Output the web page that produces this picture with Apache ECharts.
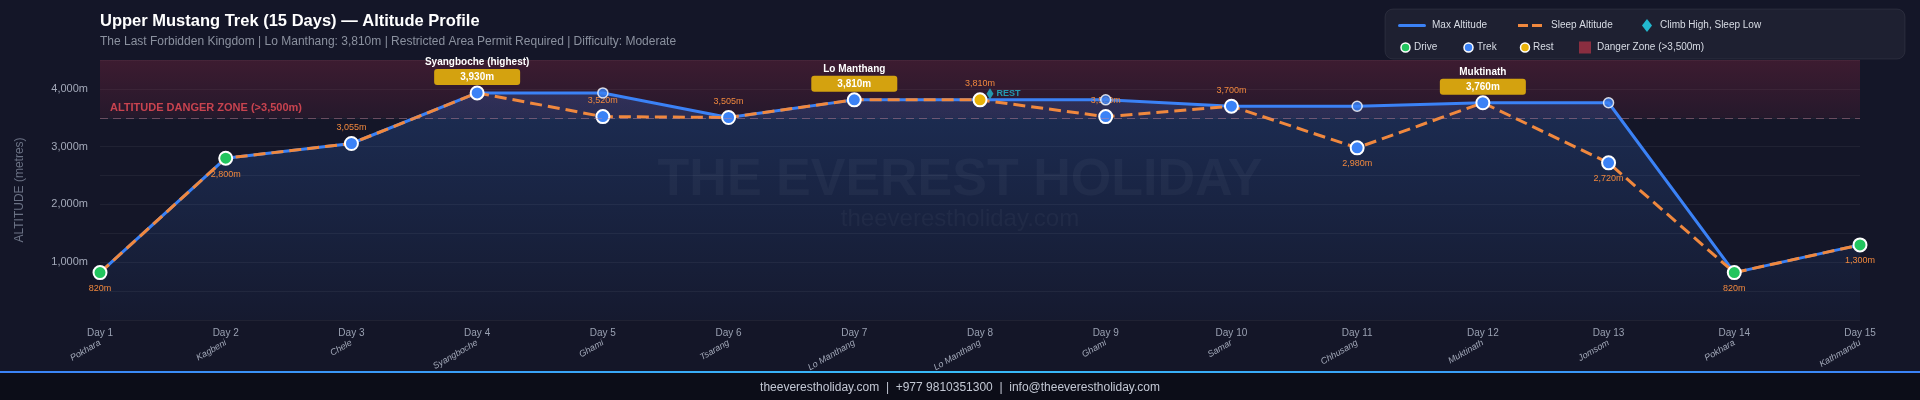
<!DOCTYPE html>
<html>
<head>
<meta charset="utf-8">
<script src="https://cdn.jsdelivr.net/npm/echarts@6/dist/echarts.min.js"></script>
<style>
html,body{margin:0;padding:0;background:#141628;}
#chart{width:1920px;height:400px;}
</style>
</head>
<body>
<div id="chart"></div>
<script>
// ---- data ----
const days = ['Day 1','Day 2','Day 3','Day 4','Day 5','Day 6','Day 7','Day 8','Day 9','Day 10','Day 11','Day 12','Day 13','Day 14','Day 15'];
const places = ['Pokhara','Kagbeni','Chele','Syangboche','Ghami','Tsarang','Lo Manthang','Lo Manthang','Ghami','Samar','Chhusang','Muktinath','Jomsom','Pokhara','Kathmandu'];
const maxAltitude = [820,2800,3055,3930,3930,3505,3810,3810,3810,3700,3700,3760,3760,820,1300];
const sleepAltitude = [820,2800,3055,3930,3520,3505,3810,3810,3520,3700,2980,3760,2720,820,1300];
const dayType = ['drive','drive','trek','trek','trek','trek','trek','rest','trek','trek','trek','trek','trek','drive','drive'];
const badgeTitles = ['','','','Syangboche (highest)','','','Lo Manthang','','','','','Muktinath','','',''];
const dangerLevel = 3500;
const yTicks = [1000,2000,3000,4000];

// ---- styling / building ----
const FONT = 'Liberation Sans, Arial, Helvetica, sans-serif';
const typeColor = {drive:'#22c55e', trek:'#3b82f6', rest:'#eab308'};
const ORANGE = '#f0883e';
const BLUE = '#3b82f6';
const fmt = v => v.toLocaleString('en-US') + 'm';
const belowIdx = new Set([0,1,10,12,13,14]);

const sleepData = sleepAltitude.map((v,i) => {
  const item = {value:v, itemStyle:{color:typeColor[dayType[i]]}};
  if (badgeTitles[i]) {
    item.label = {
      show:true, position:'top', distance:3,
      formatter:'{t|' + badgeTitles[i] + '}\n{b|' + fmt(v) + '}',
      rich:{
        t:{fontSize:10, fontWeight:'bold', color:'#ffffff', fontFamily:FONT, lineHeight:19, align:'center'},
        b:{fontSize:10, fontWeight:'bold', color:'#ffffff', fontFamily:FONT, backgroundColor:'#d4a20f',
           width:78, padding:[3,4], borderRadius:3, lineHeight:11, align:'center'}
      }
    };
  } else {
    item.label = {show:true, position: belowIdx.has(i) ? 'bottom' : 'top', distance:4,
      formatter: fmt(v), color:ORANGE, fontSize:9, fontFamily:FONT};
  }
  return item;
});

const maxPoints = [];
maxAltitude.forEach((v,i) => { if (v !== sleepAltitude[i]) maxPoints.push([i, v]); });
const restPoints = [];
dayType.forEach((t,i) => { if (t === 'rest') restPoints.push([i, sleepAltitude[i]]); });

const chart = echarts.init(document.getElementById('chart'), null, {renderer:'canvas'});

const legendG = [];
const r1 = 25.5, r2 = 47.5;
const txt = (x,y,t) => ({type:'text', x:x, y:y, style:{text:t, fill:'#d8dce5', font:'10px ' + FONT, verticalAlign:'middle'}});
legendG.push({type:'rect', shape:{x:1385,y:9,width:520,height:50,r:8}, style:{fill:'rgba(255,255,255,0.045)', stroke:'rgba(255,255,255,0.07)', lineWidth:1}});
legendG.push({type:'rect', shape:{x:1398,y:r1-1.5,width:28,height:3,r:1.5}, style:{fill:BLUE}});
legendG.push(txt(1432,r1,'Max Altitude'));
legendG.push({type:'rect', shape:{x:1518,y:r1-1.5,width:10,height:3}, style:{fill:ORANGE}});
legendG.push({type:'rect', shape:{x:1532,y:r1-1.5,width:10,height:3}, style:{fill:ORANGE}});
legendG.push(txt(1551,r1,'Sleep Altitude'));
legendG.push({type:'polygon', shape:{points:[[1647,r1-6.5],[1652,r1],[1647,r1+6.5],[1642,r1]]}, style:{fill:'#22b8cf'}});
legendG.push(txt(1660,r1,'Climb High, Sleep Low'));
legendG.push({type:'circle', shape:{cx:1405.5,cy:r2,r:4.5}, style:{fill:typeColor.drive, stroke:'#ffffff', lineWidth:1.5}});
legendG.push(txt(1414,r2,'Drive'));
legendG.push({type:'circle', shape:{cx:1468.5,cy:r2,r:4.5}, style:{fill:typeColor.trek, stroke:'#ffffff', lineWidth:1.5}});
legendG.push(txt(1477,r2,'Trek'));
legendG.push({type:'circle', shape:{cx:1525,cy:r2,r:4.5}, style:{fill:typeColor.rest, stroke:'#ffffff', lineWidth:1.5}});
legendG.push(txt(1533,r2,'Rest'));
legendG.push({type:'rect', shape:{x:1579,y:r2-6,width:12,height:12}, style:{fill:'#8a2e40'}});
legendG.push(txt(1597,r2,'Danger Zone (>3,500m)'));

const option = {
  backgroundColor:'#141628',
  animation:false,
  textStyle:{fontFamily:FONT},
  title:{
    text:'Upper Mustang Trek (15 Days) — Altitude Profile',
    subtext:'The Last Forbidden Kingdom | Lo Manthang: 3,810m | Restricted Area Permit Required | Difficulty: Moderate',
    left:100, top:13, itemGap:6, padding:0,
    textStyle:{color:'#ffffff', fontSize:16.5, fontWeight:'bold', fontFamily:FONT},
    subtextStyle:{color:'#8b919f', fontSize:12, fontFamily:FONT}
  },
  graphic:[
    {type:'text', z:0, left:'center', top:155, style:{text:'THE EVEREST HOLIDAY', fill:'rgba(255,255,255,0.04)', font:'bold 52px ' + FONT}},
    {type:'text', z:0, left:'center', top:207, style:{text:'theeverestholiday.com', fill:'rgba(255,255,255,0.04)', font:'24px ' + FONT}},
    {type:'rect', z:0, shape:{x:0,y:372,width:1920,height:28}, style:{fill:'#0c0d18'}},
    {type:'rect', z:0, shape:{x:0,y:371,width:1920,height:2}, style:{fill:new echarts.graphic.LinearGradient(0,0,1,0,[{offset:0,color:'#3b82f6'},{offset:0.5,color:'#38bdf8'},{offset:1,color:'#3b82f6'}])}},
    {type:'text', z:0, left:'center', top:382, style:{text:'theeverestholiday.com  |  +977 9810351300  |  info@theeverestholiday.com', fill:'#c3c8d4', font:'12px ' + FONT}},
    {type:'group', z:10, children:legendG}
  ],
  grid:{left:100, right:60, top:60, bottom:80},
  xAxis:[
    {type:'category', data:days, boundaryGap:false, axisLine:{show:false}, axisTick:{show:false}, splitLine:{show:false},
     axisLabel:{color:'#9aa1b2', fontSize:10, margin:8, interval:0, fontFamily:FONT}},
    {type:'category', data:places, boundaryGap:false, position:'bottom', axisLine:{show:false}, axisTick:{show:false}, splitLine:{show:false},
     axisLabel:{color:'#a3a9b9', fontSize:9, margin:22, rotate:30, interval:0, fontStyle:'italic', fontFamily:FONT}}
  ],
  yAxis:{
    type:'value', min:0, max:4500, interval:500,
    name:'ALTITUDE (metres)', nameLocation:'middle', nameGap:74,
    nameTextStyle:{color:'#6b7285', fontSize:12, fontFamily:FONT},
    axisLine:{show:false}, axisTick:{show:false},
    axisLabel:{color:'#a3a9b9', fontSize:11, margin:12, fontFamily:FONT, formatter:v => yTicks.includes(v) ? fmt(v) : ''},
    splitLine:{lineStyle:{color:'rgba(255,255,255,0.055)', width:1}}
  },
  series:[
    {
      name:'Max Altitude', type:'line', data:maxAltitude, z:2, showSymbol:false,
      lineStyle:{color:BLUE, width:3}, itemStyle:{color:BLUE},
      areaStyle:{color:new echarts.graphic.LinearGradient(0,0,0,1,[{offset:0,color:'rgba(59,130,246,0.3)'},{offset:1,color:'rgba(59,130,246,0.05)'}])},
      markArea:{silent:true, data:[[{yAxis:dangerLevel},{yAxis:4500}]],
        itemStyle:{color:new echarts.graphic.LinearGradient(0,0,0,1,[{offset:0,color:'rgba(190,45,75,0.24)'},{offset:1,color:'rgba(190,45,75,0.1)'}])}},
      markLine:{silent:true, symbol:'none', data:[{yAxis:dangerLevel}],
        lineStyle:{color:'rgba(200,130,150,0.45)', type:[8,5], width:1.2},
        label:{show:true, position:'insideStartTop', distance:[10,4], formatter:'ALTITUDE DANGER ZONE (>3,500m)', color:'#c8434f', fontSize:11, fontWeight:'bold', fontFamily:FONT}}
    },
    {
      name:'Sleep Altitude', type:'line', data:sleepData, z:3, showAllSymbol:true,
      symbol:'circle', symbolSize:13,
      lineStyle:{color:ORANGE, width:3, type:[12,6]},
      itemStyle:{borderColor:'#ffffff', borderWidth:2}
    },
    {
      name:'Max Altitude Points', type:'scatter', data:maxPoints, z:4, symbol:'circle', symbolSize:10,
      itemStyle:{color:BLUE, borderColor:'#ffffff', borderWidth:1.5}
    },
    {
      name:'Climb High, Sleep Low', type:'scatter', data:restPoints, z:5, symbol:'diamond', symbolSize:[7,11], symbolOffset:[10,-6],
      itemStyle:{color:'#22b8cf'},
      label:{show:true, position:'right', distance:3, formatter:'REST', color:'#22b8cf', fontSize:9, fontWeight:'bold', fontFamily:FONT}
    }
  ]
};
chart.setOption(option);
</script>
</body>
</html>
···
Exercise details — Write out nothing but the lines from the start of the data through the line with "const belowIdx = new Set([0,1,10,12,13,14]);". Leave out the pictures.

Solution for this problem —
Output the web page that produces this picture with Apache ECharts.
<!DOCTYPE html>
<html>
<head>
<meta charset="utf-8">
<script src="https://cdn.jsdelivr.net/npm/echarts@6/dist/echarts.min.js"></script>
<style>
html,body{margin:0;padding:0;background:#141628;}
#chart{width:1920px;height:400px;}
</style>
</head>
<body>
<div id="chart"></div>
<script>
// ---- data ----
const days = ['Day 1','Day 2','Day 3','Day 4','Day 5','Day 6','Day 7','Day 8','Day 9','Day 10','Day 11','Day 12','Day 13','Day 14','Day 15'];
const places = ['Pokhara','Kagbeni','Chele','Syangboche','Ghami','Tsarang','Lo Manthang','Lo Manthang','Ghami','Samar','Chhusang','Muktinath','Jomsom','Pokhara','Kathmandu'];
const maxAltitude = [820,2800,3055,3930,3930,3505,3810,3810,3810,3700,3700,3760,3760,820,1300];
const sleepAltitude = [820,2800,3055,3930,3520,3505,3810,3810,3520,3700,2980,3760,2720,820,1300];
const dayType = ['drive','drive','trek','trek','trek','trek','trek','rest','trek','trek','trek','trek','trek','drive','drive'];
const badgeTitles = ['','','','Syangboche (highest)','','','Lo Manthang','','','','','Muktinath','','',''];
const dangerLevel = 3500;
const yTicks = [1000,2000,3000,4000];

// ---- styling / building ----
const FONT = 'Liberation Sans, Arial, Helvetica, sans-serif';
const typeColor = {drive:'#22c55e', trek:'#3b82f6', rest:'#eab308'};
const ORANGE = '#f0883e';
const BLUE = '#3b82f6';
const fmt = v => v.toLocaleString('en-US') + 'm';
const belowIdx = new Set([0,1,10,12,13,14]);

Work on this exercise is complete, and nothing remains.